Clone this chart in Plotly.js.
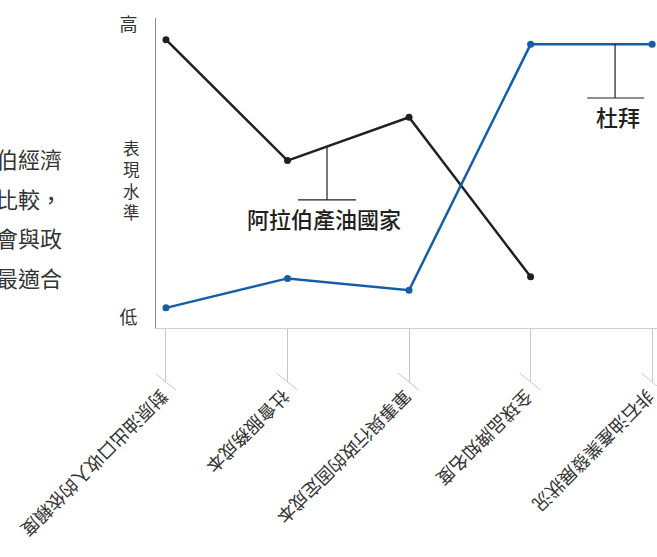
<!DOCTYPE html>
<html>
<head>
<meta charset="utf-8">
<script src="https://cdn.plot.ly/plotly-3.0.1.min.js"></script>
<style>
html,body{margin:0;padding:0;background:#fff;}
#chart{width:657px;height:557px;}
</style>
</head>
<body>
<div id="chart"></div>
<script>
// ---- data ----
var categories = [
  "對原油出口收入的依賴度",
  "社會服務成本",
  "軍事與行政的固定成本",
  "全球品牌知名度",
  "非石油產業發展狀況"
];
var arabValues  = [9.3, 5.4, 6.8, 1.65, null];
var dubaiValues = [0.65, 1.6, 1.22, 9.15, 9.15];
var arabName = "阿拉伯產油國家";
var dubaiName = "杜拜";
var yTickVals = [0.32, 9.8];
var yTickText = ["低", "高"];
var yTitleChars = "表現水準";
var sideText = ["伯經濟", "比較，", "會與政", "最適合"];

var FONT = '"Noto Sans CJK TC", "Noto Sans CJK SC", sans-serif';
var BLACK = '#231f20';
var BLUE = '#145ea6';

var traces = [
  {
    x: categories, y: arabValues, type: 'scatter', mode: 'lines+markers',
    name: arabName, line: {color: BLACK, width: 2.5},
    marker: {color: BLACK, size: 7}, cliponaxis: false, hoverinfo: 'skip'
  },
  {
    x: categories, y: dubaiValues, type: 'scatter', mode: 'lines+markers',
    name: dubaiName, line: {color: BLUE, width: 2.5},
    marker: {color: BLUE, size: 7}, cliponaxis: false, hoverinfo: 'skip'
  }
];

var shapes = [];
// small diagonal caps at the end of each long tick
categories.forEach(function(c, i){
  shapes.push({
    type: 'line', xref: 'x', yref: 'paper',
    xsizemode: 'pixel', xanchor: i, x0: -11, x1: 10,
    ysizemode: 'pixel', yanchor: 0, y0: -45, y1: -62,
    line: {color: '#c8c8c8', width: 1}
  });
});
// leader for Arab label
shapes.push({type:'line', xref:'x', yref:'y', x0:1.325, x1:1.325, y0:5.87, y1:4.13, line:{color:BLACK, width:1.2}});
shapes.push({type:'line', xref:'x', yref:'y', x0:1.086, x1:1.564, y0:4.13, y1:4.13, line:{color:BLACK, width:1.2}});
// leader for Dubai label
shapes.push({type:'line', xref:'x', yref:'y', x0:3.695, x1:3.695, y0:9.15, y1:7.42, line:{color:BLACK, width:1.2}});
shapes.push({type:'line', xref:'x', yref:'y', x0:3.465, x1:3.934, y0:7.42, y1:7.42, line:{color:BLACK, width:1.2}});

var annotations = [
  {xref:'x', yref:'y', x:1.3, y:3.55, text:arabName, showarrow:false,
   font:{family:FONT, size:22, color:BLACK, weight:500}},
  {xref:'x', yref:'y', x:3.72, y:6.84, text:dubaiName, showarrow:false,
   font:{family:FONT, size:22, color:BLACK, weight:500}},
  // vertical axis title, one character per line
  {xref:'paper', yref:'paper', x:0, y:(328 - 180) / 310,
   xanchor:'center', yanchor:'middle', xshift:-25,
   text: yTitleChars.split('').join('<br>'), showarrow:false,
   font:{family:FONT, size:16.5, color:'#333'}}
];
// clipped side paragraph
var sideY = [158, 197.5, 237, 277];
sideText.forEach(function(t, i){
  annotations.push({
    xref:'paper', yref:'paper', x:0, y:(328 - sideY[i]) / 310,
    xanchor:'right', yanchor:'middle', xshift:-92,
    text: t, showarrow:false, align:'right',
    font:{family:FONT, size:22, color:'#333'}
  });
});

var layout = {
  width: 657, height: 557,
  margin: {l:156, r:0, t:18, b:229, pad:0},
  paper_bgcolor: '#fff', plot_bgcolor: '#fff',
  showlegend: false,
  font: {family: FONT, color: '#333'},
  xaxis: {
    type: 'category', range: [-0.082, 4.04], fixedrange: true,
    showline: true, linecolor: '#cfcfcf', linewidth: 1,
    showgrid: false, zeroline: false,
    ticks: 'outside', ticklen: 53, tickcolor: '#c8c8c8', tickwidth: 1,
    tickangle: 135, tickfont: {family: FONT, size: 18, color: '#333'},
    automargin: false
  },
  yaxis: {
    range: [0, 10], fixedrange: true,
    showline: true, linecolor: '#8c8c8c', linewidth: 1,
    showgrid: false, zeroline: false, ticks: '',
    tickvals: yTickVals, ticktext: yTickText,
    ticklabelstandoff: 14,
    tickfont: {family: FONT, size: 18, color: '#333'},
    automargin: false
  },
  shapes: shapes,
  annotations: annotations
};

Plotly.newPlot('chart', traces, layout, {staticPlot: true, displayModeBar: false});
</script>
</body>
</html>
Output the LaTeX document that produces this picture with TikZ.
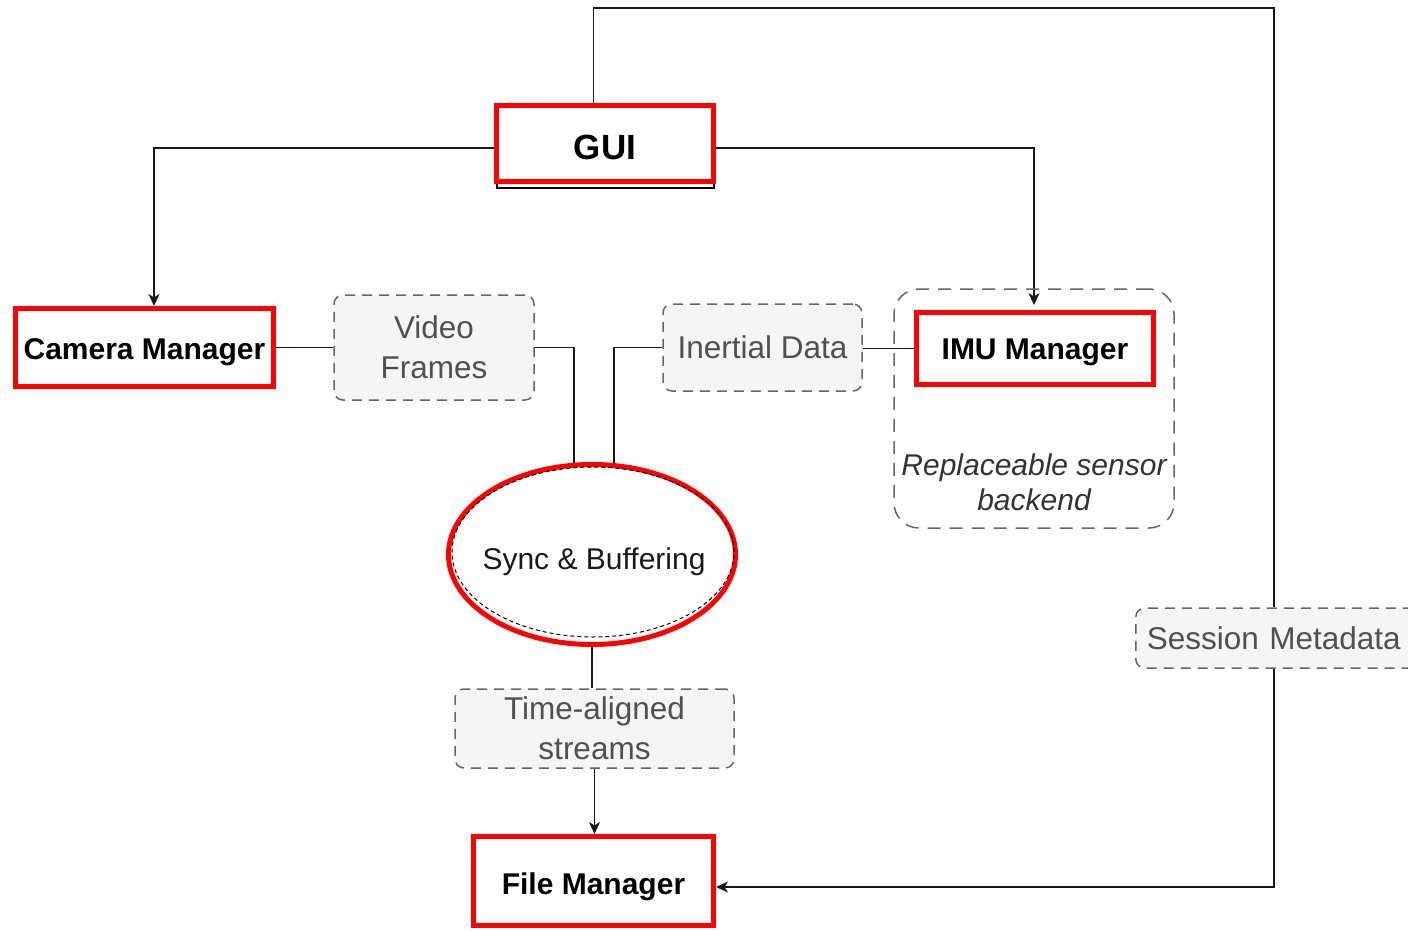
\documentclass[tikz,border=0pt]{standalone}
\usepackage{fontspec}
\setmainfont{Liberation Sans}
\usetikzlibrary{shapes.geometric,arrows.meta,calc,backgrounds}
\definecolor{lblgray}{HTML}{505050}
\definecolor{boxfill}{HTML}{F5F5F5}
\definecolor{dashgray}{HTML}{666666}
\definecolor{redbox}{HTML}{FF0000}
\tikzset{
  redbox/.style={draw=redbox, line width=5pt, fill=white, inner sep=0pt,
    text height=21.5pt, text depth=0pt,
    font=\fontsize{30}{35}\selectfont\bfseries},
  graybox/.style={draw=dashgray, fill=boxfill, line width=1.5pt, rounded corners=9pt,
    dash pattern=on 10pt off 7pt, inner sep=0pt, align=center, text=lblgray,
    font=\fontsize{31.5}{40}\selectfont},
  conn/.style={line width=1.5pt, draw=black!90},
  arr/.style={conn, -{Stealth[length=12pt,width=11pt,inset=3.5pt]}},
}
\begin{document}
\begin{tikzpicture}[x=1pt,y=-1pt]
\useasboundingbox (0,0) rectangle (1408,931);
% container
\node[draw=dashgray, line width=1.5pt, rounded corners=25pt, dash pattern=on 13pt off 9pt,
  minimum width=280pt, minimum height=239pt, inner sep=0pt] (backend) at (1034,408.5) {};
\node[align=center, text=black!80, font=\fontsize{30}{35}\selectfont\itshape] (backendlbl) at (1034,482) {Replaceable sensor\\backend};
% GUI
\draw[line width=1.5pt] (497,107) rectangle (714,188);
\node[redbox, minimum width=217pt, minimum height=76pt, text height=25pt, font=\fontsize{35}{40}\selectfont\bfseries] (gui) at (605,143.5) {\raisebox{-3.5pt}{GUI}};
% managers
\node[redbox, minimum width=258pt, minimum height=78pt] (cam) at (144.5,347.5) {\raisebox{-1.5pt}{Camera Manager}};
\node[redbox, minimum width=237pt, minimum height=72pt] (imu) at (1035,348.5) {IMU Manager};
\node[redbox, minimum width=240pt, minimum height=89pt] (fm) at (593.5,881) {\raisebox{-3pt}{File Manager}};
% gray labels
\node[graybox, minimum width=200pt, minimum height=105pt] (vf) at (434,347.5) {Video\\Frames};
\node[graybox, minimum width=199pt, minimum height=87pt] (inert) at (762.5,347.5) {Inertial Data};
\node[graybox, minimum width=279pt, minimum height=79pt] (ta) at (594.5,728.5) {Time-aligned\\streams};
\node[graybox, anchor=west, text width=281pt, inner xsep=11pt, align=left, minimum height=60pt] (sess) at (1135,638) {Session Metadata};
% sync ellipse
\node[ellipse, draw=redbox, line width=5pt, fill=white, minimum width=287pt, minimum height=180pt, inner sep=0pt] (sync) at (592,554.5) {};
\draw[line width=1pt, dash pattern=on 4pt off 3pt] ($(sync.center)+(1,-2.5)$) ellipse [x radius=141pt, y radius=85pt];
\node[font=\fontsize{30}{35}\selectfont, text=black!90, text height=21.5pt, text depth=0pt] (synclbl) at (594,559) {Sync \& Buffering};
% connectors
\begin{scope}[on background layer]
\coordinate (tr) at (1274,8);
\draw[conn] (gui.north -| fm.north) |- (tr) -- (sess.north -| tr);
\draw[arr] (sess.south -| tr) |- ($(fm.east)+(0,6)$);
\draw[arr] ($(gui.west)+(0,4.5)$) -| ($(cam.north)+(9.5,0)$);
\draw[arr] ($(gui.east)+(0,4.5)$) -| ($(imu.north)+(-1,-5)$);
\draw[conn] (cam.east) -- (cam.east -| vf.west);
\draw[conn] (vf.east) -| ($(sync.north)+(-18,2)$);
\draw[conn] (inert.west) -| ($(sync.north)+(22,2)$);
\draw[conn] (imu.west) -- (imu.west -| inert.east);
\draw[conn] (sync.south) -- (sync.south |- ta.north);
\draw[arr] (ta.south) -- (ta.south |- fm.north);
\end{scope}
\end{tikzpicture}
\end{document}
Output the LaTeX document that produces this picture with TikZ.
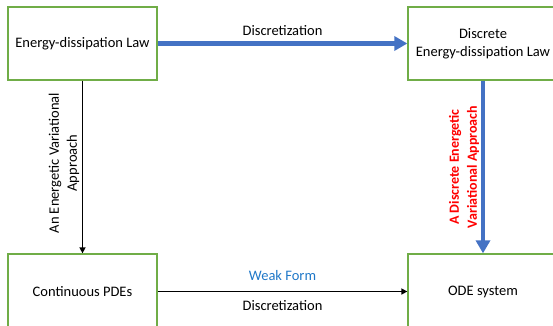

**TASK OBJECTIVE:** Copy nothing but the lines from the first one in the listing through the line with "var BLUE = '#145ea6';", and omit the pictures.

**COMPLETED TASK:**
Clone this chart in Plotly.js.
<!DOCTYPE html>
<html>
<head>
<meta charset="utf-8">
<script src="https://cdn.plot.ly/plotly-3.0.1.min.js"></script>
<style>
html,body{margin:0;padding:0;background:#fff;}
#chart{width:657px;height:557px;}
</style>
</head>
<body>
<div id="chart"></div>
<script>
// ---- data ----
var categories = [
  "對原油出口收入的依賴度",
  "社會服務成本",
  "軍事與行政的固定成本",
  "全球品牌知名度",
  "非石油產業發展狀況"
];
var arabValues  = [9.3, 5.4, 6.8, 1.65, null];
var dubaiValues = [0.65, 1.6, 1.22, 9.15, 9.15];
var arabName = "阿拉伯產油國家";
var dubaiName = "杜拜";
var yTickVals = [0.32, 9.8];
var yTickText = ["低", "高"];
var yTitleChars = "表現水準";
var sideText = ["伯經濟", "比較，", "會與政", "最適合"];

var FONT = '"Noto Sans CJK TC", "Noto Sans CJK SC", sans-serif';
var BLACK = '#231f20';
var BLUE = '#145ea6';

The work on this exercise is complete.